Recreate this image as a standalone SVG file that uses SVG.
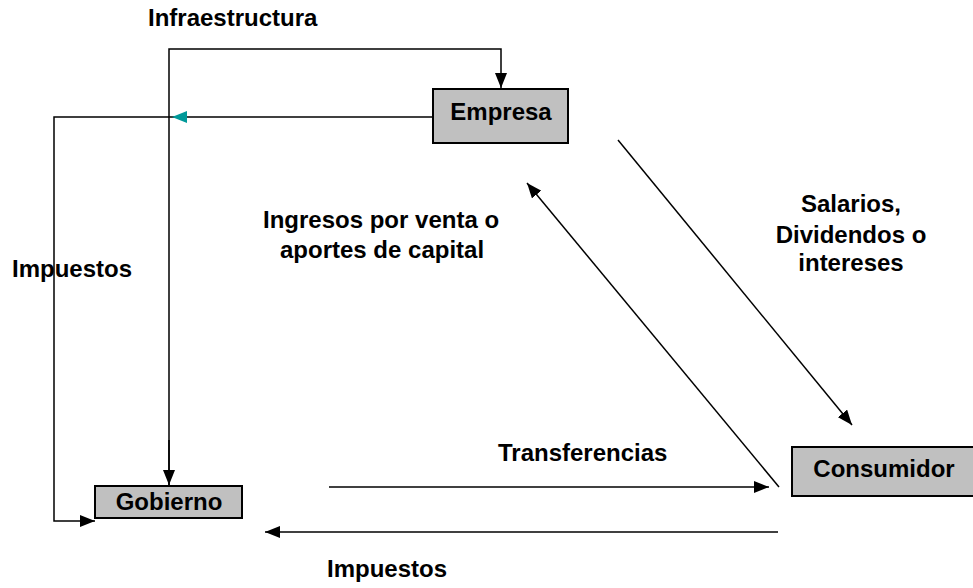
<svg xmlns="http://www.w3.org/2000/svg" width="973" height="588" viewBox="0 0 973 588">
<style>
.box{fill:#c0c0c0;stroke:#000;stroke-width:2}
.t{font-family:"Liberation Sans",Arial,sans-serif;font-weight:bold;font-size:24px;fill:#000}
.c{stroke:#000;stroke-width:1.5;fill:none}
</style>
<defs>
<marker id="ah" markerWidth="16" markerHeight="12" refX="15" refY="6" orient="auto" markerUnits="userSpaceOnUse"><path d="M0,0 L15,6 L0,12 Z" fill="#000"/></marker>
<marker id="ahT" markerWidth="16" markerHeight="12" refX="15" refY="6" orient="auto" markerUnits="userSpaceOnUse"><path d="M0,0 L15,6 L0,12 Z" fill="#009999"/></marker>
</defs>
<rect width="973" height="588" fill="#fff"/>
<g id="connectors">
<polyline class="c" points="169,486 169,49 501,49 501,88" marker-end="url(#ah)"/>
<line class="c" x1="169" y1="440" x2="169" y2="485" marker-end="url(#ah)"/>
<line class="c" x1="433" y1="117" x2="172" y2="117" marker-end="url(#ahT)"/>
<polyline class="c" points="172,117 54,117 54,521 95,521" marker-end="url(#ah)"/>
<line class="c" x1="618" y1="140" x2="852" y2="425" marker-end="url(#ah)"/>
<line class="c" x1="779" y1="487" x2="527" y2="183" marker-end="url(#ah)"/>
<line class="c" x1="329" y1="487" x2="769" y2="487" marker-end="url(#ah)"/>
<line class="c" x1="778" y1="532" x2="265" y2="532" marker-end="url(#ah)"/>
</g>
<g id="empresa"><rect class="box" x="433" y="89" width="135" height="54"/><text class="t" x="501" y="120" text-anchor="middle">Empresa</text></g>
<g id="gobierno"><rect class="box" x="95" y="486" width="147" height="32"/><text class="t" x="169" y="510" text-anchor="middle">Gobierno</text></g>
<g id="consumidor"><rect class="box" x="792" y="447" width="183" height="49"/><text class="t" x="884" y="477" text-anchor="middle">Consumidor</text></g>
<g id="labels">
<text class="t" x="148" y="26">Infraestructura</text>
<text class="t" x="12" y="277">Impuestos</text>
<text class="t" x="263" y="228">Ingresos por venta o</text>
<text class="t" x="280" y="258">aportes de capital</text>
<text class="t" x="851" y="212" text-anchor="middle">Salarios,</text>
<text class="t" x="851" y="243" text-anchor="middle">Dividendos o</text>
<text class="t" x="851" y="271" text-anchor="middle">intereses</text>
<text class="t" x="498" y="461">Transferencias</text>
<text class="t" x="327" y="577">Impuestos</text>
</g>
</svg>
━━━━━━
TASK OBJECTIVE.
In this exercise, set down all of the data exactly, without the pictures.

RESPONSE TO THIS EXERCISE.
Recreate this image as a standalone SVG file that uses SVG.
<svg xmlns="http://www.w3.org/2000/svg" width="973" height="588" viewBox="0 0 973 588">
<style>
.box{fill:#c0c0c0;stroke:#000;stroke-width:2}
.t{font-family:"Liberation Sans",Arial,sans-serif;font-weight:bold;font-size:24px;fill:#000}
.c{stroke:#000;stroke-width:1.5;fill:none}
</style>
<defs>
<marker id="ah" markerWidth="16" markerHeight="12" refX="15" refY="6" orient="auto" markerUnits="userSpaceOnUse"><path d="M0,0 L15,6 L0,12 Z" fill="#000"/></marker>
<marker id="ahT" markerWidth="16" markerHeight="12" refX="15" refY="6" orient="auto" markerUnits="userSpaceOnUse"><path d="M0,0 L15,6 L0,12 Z" fill="#009999"/></marker>
</defs>
<rect width="973" height="588" fill="#fff"/>
<g id="connectors">
<polyline class="c" points="169,486 169,49 501,49 501,88" marker-end="url(#ah)"/>
<line class="c" x1="169" y1="440" x2="169" y2="485" marker-end="url(#ah)"/>
<line class="c" x1="433" y1="117" x2="172" y2="117" marker-end="url(#ahT)"/>
<polyline class="c" points="172,117 54,117 54,521 95,521" marker-end="url(#ah)"/>
<line class="c" x1="618" y1="140" x2="852" y2="425" marker-end="url(#ah)"/>
<line class="c" x1="779" y1="487" x2="527" y2="183" marker-end="url(#ah)"/>
<line class="c" x1="329" y1="487" x2="769" y2="487" marker-end="url(#ah)"/>
<line class="c" x1="778" y1="532" x2="265" y2="532" marker-end="url(#ah)"/>
</g>
<g id="empresa"><rect class="box" x="433" y="89" width="135" height="54"/><text class="t" x="501" y="120" text-anchor="middle">Empresa</text></g>
<g id="gobierno"><rect class="box" x="95" y="486" width="147" height="32"/><text class="t" x="169" y="510" text-anchor="middle">Gobierno</text></g>
<g id="consumidor"><rect class="box" x="792" y="447" width="183" height="49"/><text class="t" x="884" y="477" text-anchor="middle">Consumidor</text></g>
<g id="labels">
<text class="t" x="148" y="26">Infraestructura</text>
<text class="t" x="12" y="277">Impuestos</text>
<text class="t" x="263" y="228">Ingresos por venta o</text>
<text class="t" x="280" y="258">aportes de capital</text>
<text class="t" x="851" y="212" text-anchor="middle">Salarios,</text>
<text class="t" x="851" y="243" text-anchor="middle">Dividendos o</text>
<text class="t" x="851" y="271" text-anchor="middle">intereses</text>
<text class="t" x="498" y="461">Transferencias</text>
<text class="t" x="327" y="577">Impuestos</text>
</g>
</svg>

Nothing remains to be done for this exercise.